* Raw data
-------------------------
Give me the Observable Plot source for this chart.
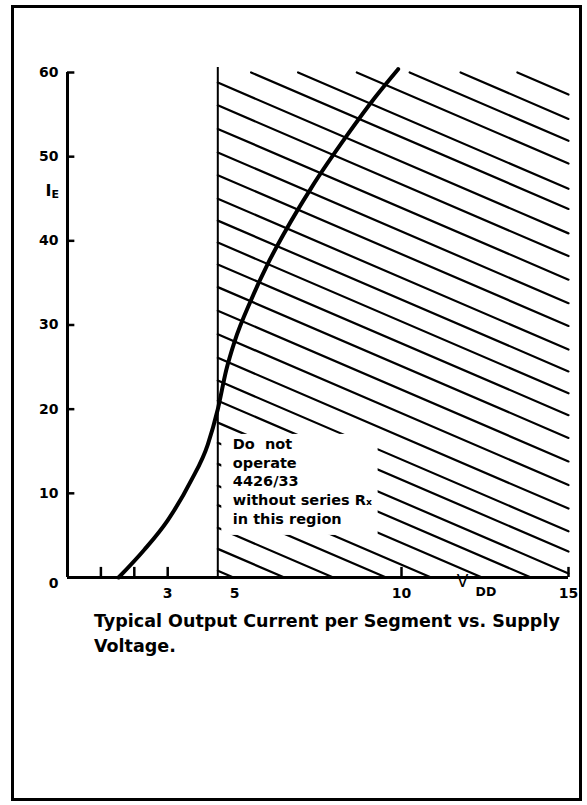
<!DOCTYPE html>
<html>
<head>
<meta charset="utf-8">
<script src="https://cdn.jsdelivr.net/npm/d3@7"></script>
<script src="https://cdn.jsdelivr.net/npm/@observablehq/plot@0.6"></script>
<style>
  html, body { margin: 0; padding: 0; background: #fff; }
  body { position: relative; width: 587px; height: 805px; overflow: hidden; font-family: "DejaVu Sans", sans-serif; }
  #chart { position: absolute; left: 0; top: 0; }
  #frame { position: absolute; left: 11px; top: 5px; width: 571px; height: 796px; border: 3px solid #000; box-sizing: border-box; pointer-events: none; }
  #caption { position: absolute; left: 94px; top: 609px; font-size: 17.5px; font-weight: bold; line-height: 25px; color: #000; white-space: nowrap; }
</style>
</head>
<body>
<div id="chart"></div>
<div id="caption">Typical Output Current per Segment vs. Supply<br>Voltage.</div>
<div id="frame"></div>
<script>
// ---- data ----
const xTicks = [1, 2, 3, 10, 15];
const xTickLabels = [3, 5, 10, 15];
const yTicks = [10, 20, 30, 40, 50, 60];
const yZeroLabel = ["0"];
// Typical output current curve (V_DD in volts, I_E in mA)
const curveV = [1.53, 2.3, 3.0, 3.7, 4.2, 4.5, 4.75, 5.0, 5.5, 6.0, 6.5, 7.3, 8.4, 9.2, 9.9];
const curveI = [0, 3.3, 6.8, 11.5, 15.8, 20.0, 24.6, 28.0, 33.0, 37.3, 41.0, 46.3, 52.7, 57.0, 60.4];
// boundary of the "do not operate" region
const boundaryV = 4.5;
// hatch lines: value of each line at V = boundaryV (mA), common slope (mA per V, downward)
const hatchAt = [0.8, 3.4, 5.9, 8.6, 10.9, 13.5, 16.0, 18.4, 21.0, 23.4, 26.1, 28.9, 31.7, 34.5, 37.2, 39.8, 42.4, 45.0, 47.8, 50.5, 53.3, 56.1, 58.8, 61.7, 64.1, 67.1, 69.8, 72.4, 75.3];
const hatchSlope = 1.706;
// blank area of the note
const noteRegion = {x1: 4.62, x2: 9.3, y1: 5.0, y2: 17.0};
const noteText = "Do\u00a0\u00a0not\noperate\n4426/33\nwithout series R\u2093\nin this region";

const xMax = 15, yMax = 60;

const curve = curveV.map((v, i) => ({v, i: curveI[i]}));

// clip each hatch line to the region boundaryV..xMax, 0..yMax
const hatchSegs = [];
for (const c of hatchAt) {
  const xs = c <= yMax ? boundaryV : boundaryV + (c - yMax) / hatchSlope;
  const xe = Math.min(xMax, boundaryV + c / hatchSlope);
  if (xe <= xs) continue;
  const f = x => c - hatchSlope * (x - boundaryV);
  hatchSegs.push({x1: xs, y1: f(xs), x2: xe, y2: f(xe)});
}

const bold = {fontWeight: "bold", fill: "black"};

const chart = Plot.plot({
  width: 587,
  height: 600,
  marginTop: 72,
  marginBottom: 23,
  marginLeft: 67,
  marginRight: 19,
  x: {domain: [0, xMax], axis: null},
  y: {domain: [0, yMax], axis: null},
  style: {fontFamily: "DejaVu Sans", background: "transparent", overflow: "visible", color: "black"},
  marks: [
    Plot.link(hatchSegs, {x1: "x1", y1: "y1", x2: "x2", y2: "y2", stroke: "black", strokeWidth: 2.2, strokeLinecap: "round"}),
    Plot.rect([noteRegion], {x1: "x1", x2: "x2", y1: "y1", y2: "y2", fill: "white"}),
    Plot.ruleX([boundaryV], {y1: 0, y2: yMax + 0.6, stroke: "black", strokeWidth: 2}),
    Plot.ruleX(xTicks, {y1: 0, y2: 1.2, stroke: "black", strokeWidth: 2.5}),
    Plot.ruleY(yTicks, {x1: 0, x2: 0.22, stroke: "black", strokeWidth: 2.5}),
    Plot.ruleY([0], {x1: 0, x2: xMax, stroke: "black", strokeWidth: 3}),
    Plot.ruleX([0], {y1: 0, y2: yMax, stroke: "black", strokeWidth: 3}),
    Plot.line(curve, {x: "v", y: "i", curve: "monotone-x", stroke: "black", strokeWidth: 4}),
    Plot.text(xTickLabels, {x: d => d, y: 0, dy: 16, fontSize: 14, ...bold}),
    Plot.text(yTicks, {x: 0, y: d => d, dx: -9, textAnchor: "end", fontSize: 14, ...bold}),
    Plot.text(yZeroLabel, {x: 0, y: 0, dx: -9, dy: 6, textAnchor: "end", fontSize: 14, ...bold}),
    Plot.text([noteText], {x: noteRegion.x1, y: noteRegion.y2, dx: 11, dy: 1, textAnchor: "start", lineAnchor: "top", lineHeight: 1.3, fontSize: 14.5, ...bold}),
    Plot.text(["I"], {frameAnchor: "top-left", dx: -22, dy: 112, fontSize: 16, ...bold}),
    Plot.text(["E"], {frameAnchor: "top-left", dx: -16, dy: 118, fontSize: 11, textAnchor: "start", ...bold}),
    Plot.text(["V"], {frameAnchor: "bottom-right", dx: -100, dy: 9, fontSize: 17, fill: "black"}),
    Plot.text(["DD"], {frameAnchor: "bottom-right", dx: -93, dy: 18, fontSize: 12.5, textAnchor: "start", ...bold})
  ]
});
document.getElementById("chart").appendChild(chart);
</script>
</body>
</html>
-------------------------
* Required task
Skip the pictures, then retype every line above exactly.

* Task solution
Give me the Observable Plot source for this chart.
<!DOCTYPE html>
<html>
<head>
<meta charset="utf-8">
<script src="https://cdn.jsdelivr.net/npm/d3@7"></script>
<script src="https://cdn.jsdelivr.net/npm/@observablehq/plot@0.6"></script>
<style>
  html, body { margin: 0; padding: 0; background: #fff; }
  body { position: relative; width: 587px; height: 805px; overflow: hidden; font-family: "DejaVu Sans", sans-serif; }
  #chart { position: absolute; left: 0; top: 0; }
  #frame { position: absolute; left: 11px; top: 5px; width: 571px; height: 796px; border: 3px solid #000; box-sizing: border-box; pointer-events: none; }
  #caption { position: absolute; left: 94px; top: 609px; font-size: 17.5px; font-weight: bold; line-height: 25px; color: #000; white-space: nowrap; }
</style>
</head>
<body>
<div id="chart"></div>
<div id="caption">Typical Output Current per Segment vs. Supply<br>Voltage.</div>
<div id="frame"></div>
<script>
// ---- data ----
const xTicks = [1, 2, 3, 10, 15];
const xTickLabels = [3, 5, 10, 15];
const yTicks = [10, 20, 30, 40, 50, 60];
const yZeroLabel = ["0"];
// Typical output current curve (V_DD in volts, I_E in mA)
const curveV = [1.53, 2.3, 3.0, 3.7, 4.2, 4.5, 4.75, 5.0, 5.5, 6.0, 6.5, 7.3, 8.4, 9.2, 9.9];
const curveI = [0, 3.3, 6.8, 11.5, 15.8, 20.0, 24.6, 28.0, 33.0, 37.3, 41.0, 46.3, 52.7, 57.0, 60.4];
// boundary of the "do not operate" region
const boundaryV = 4.5;
// hatch lines: value of each line at V = boundaryV (mA), common slope (mA per V, downward)
const hatchAt = [0.8, 3.4, 5.9, 8.6, 10.9, 13.5, 16.0, 18.4, 21.0, 23.4, 26.1, 28.9, 31.7, 34.5, 37.2, 39.8, 42.4, 45.0, 47.8, 50.5, 53.3, 56.1, 58.8, 61.7, 64.1, 67.1, 69.8, 72.4, 75.3];
const hatchSlope = 1.706;
// blank area of the note
const noteRegion = {x1: 4.62, x2: 9.3, y1: 5.0, y2: 17.0};
const noteText = "Do\u00a0\u00a0not\noperate\n4426/33\nwithout series R\u2093\nin this region";

const xMax = 15, yMax = 60;

const curve = curveV.map((v, i) => ({v, i: curveI[i]}));

// clip each hatch line to the region boundaryV..xMax, 0..yMax
const hatchSegs = [];
for (const c of hatchAt) {
  const xs = c <= yMax ? boundaryV : boundaryV + (c - yMax) / hatchSlope;
  const xe = Math.min(xMax, boundaryV + c / hatchSlope);
  if (xe <= xs) continue;
  const f = x => c - hatchSlope * (x - boundaryV);
  hatchSegs.push({x1: xs, y1: f(xs), x2: xe, y2: f(xe)});
}

const bold = {fontWeight: "bold", fill: "black"};

const chart = Plot.plot({
  width: 587,
  height: 600,
  marginTop: 72,
  marginBottom: 23,
  marginLeft: 67,
  marginRight: 19,
  x: {domain: [0, xMax], axis: null},
  y: {domain: [0, yMax], axis: null},
  style: {fontFamily: "DejaVu Sans", background: "transparent", overflow: "visible", color: "black"},
  marks: [
    Plot.link(hatchSegs, {x1: "x1", y1: "y1", x2: "x2", y2: "y2", stroke: "black", strokeWidth: 2.2, strokeLinecap: "round"}),
    Plot.rect([noteRegion], {x1: "x1", x2: "x2", y1: "y1", y2: "y2", fill: "white"}),
    Plot.ruleX([boundaryV], {y1: 0, y2: yMax + 0.6, stroke: "black", strokeWidth: 2}),
    Plot.ruleX(xTicks, {y1: 0, y2: 1.2, stroke: "black", strokeWidth: 2.5}),
    Plot.ruleY(yTicks, {x1: 0, x2: 0.22, stroke: "black", strokeWidth: 2.5}),
    Plot.ruleY([0], {x1: 0, x2: xMax, stroke: "black", strokeWidth: 3}),
    Plot.ruleX([0], {y1: 0, y2: yMax, stroke: "black", strokeWidth: 3}),
    Plot.line(curve, {x: "v", y: "i", curve: "monotone-x", stroke: "black", strokeWidth: 4}),
    Plot.text(xTickLabels, {x: d => d, y: 0, dy: 16, fontSize: 14, ...bold}),
    Plot.text(yTicks, {x: 0, y: d => d, dx: -9, textAnchor: "end", fontSize: 14, ...bold}),
    Plot.text(yZeroLabel, {x: 0, y: 0, dx: -9, dy: 6, textAnchor: "end", fontSize: 14, ...bold}),
    Plot.text([noteText], {x: noteRegion.x1, y: noteRegion.y2, dx: 11, dy: 1, textAnchor: "start", lineAnchor: "top", lineHeight: 1.3, fontSize: 14.5, ...bold}),
    Plot.text(["I"], {frameAnchor: "top-left", dx: -22, dy: 112, fontSize: 16, ...bold}),
    Plot.text(["E"], {frameAnchor: "top-left", dx: -16, dy: 118, fontSize: 11, textAnchor: "start", ...bold}),
    Plot.text(["V"], {frameAnchor: "bottom-right", dx: -100, dy: 9, fontSize: 17, fill: "black"}),
    Plot.text(["DD"], {frameAnchor: "bottom-right", dx: -93, dy: 18, fontSize: 12.5, textAnchor: "start", ...bold})
  ]
});
document.getElementById("chart").appendChild(chart);
</script>
</body>
</html>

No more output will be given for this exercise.